Did pork cutlets kill Mozart?

greenspun.com : LUSENET : Unk's Wild Wild West : One Thread

Did pork cutlets kill Mozart?

CHICAGO (Reuters) - The premature death at age 35 of composer Wolfgang Amadeus Mozart, who by one account was poisoned by envious rival Antonio Salieri, might have been a simple case of the genius eating a meal of bad pork cutlets.

University of Washington researcher Jan Hirschmann, writing in the latest issue of Archives of Internal Medicine (news - web sites), suggested Mozart's reported symptoms, including fever and swollen limbs, fit those for trichinosis, a parasitic worm that invades the body's tissues through infected meat.
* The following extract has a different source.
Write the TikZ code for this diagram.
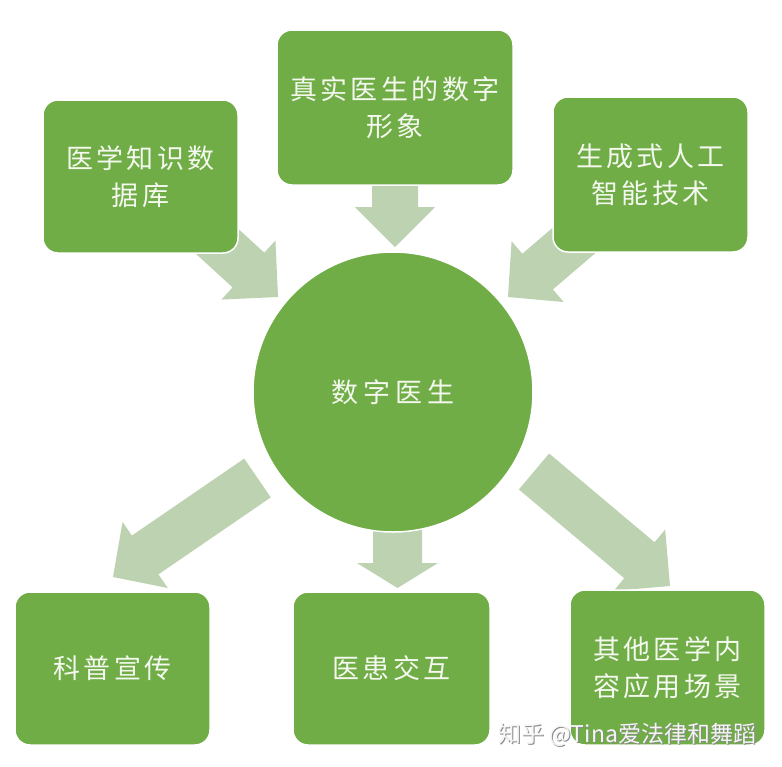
\documentclass[tikz,border=0pt]{standalone}
\usepackage{fontspec}
\newfontfamily\cjk{Noto Sans CJK SC}
\usetikzlibrary{calc}
\definecolor{boxgreen}{HTML}{70AD47}
\definecolor{arrowgreen}{HTML}{BCD2B1}
\definecolor{txtcol}{HTML}{F4F8EE}
\definecolor{wmshadow}{HTML}{8A8A8A}
\newdimen\spcw \spcw=30.5pt
\makeatletter
\def\spc#1{\spc@a#1\relax}
\def\spc@a#1{\ifx#1\relax\else\makebox[\spcw]{#1}\expandafter\spc@a\fi}
\makeatother
% block arrow: start, tip, shaft half width, head half width, head length
\newcommand\blockarrow[5]{%
  \coordinate (ah) at ($(#2)!#5!(#1)$);
  \fill[arrowgreen] ($(#1)!#3!90:(#2)$) -- ($(ah)!#3!90:(#2)$) -- ($(ah)!#4!90:(#2)$)
    -- (#2) -- ($(ah)!#4!-90:(#2)$) -- ($(ah)!#3!-90:(#2)$) -- ($(#1)!#3!-90:(#2)$) -- cycle;}
\tikzset{
  box/.style={fill=boxgreen, draw=white, line width=1.5pt, rounded corners=15pt,
    text=txtcol, align=center, inner sep=0pt,
    font=\cjk\fontsize{27}{37.5}\selectfont},
}
\begin{document}
\begin{tikzpicture}[x=1pt,y=-1pt]
\useasboundingbox[fill=white] (0,0) rectangle (782,766);
% arrow anchor coordinates
\coordinate (s1) at (197,223);   \coordinate (t1) at (278,297);
\coordinate (s2) at (395,170);   \coordinate (t2) at (395,247);
\coordinate (s3) at (599,219);   \coordinate (t3) at (508,297);
\coordinate (s4) at (257.5,478); \coordinate (t4) at (113,577);
\coordinate (s5) at (397.5,500); \coordinate (t5) at (397.5,588);
\coordinate (s6) at (534,471.5); \coordinate (t6) at (670,586);
\blockarrow{s1}{t1}{23.5pt}{40pt}{40pt}
\blockarrow{s2}{t2}{23pt}{40pt}{40pt}
\blockarrow{s3}{t3}{23.5pt}{40pt}{39pt}
\blockarrow{s4}{t4}{23.5pt}{40pt}{39pt}
\blockarrow{s5}{t5}{24.5pt}{40.5pt}{25pt}
\blockarrow{s6}{t6}{23.5pt}{40pt}{40pt}
% boxes
\node[box, minimum width=195pt, minimum height=153pt] (b1) at (140.5,176.5) {\spc{医学知识数}\\\spc{据库}};
\node[box, minimum width=236pt, minimum height=155pt] (b2) at (395,107.5) {\spc{真实医生的数字}\\\spc{形象}};
\node[box, minimum width=195pt, minimum height=155pt] (b3) at (650.5,174.5) {\spc{生成式人工}\\\spc{智能技术}};
\node[box, minimum width=195pt, minimum height=153pt] (b4) at (112.5,668.5) {\spc{科普宣传}};
\node[box, minimum width=197pt, minimum height=153pt] (b5) at (391.5,668.5) {\spc{医患交互}};
\node[box, minimum width=195pt, minimum height=155pt] (b6) at (667.5,667.5) {\spc{其他医学内}\\\spc{容应用场景}};
% circle
\node[box, circle, minimum size=280pt] (c) at (393,392) {\spcw=32pt\spc{数字医生}};
% watermark
\node[text=wmshadow, font=\cjk\fontsize{23}{23}\selectfont, inner sep=0pt] (wms) at (628,736) {知乎 @Tina爱法律和舞蹈};
\node[text=white!92!gray, font=\cjk\fontsize{23}{23}\selectfont, inner sep=0pt] (wm) at (627,735) {知乎 @Tina爱法律和舞蹈};
\end{tikzpicture}
\end{document}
And Mozart in a letter written to his wife Constanze two months before his death on Dec. 5, 1791, enthusiastically anticipated a meal of pork cutlets, Hirschmann wrote.

``What do I smell? ... Pork cutlets! Che gusto. I eat to your health,'' said his letter of Oct. 7.

Trichinosis was not even recognized until some 50 years later, Hirschmann said, and Mozart's treatment by two of the best doctors in Vienna was also less than ideal: bloodletting and cold compresses to quell his fever.

Hirschmann dissected previous theories about various illnesses or conspiracies thought to be behind the composer's untimely death in the report published Tuesday.

He offered evidence undermining the widely-known theory that court composer Salieri made a death bed confession that he poisoned his more-talented rival out of envy. Salieri told a pupil of his that the rumor he poisoned Mozart was ``absurd.''

Hirschmann also discounted the possibility that Mozart accidentally overdosed on mercury often used to treat syphilis, because his symptoms did not fit.

Hirschmann also unmasks the anonymous patron who commissioned Mozart's last work, ``Requiem,'' who was supposedly sent by Salieri or some other villain to push him to exhaustion. The patron was Count Franz von Walsegg-Stuppach, an amateur composer who wanted to take credit for the work as a tribute to his deceased wife.

In any case, any theory about the cause of Mozart's death will almost certainly never be confirmed, Hirschmann wrote. Mozart's grave was dug up to make room for another corpse as was the custom at the time and his remains were scattered.

-- (news@to.me), June 13, 2001

Answers

Pauper's graves indeed get tossed and that might rob us of an answer here. Still, this hypothesis (revealed first in Science News) looks pretty good.

-- Carlos (riffraff@cybertime.net), June 14, 2001.

Cherri the flying pig sat on Mozart. Poor guy didnt stand a chance.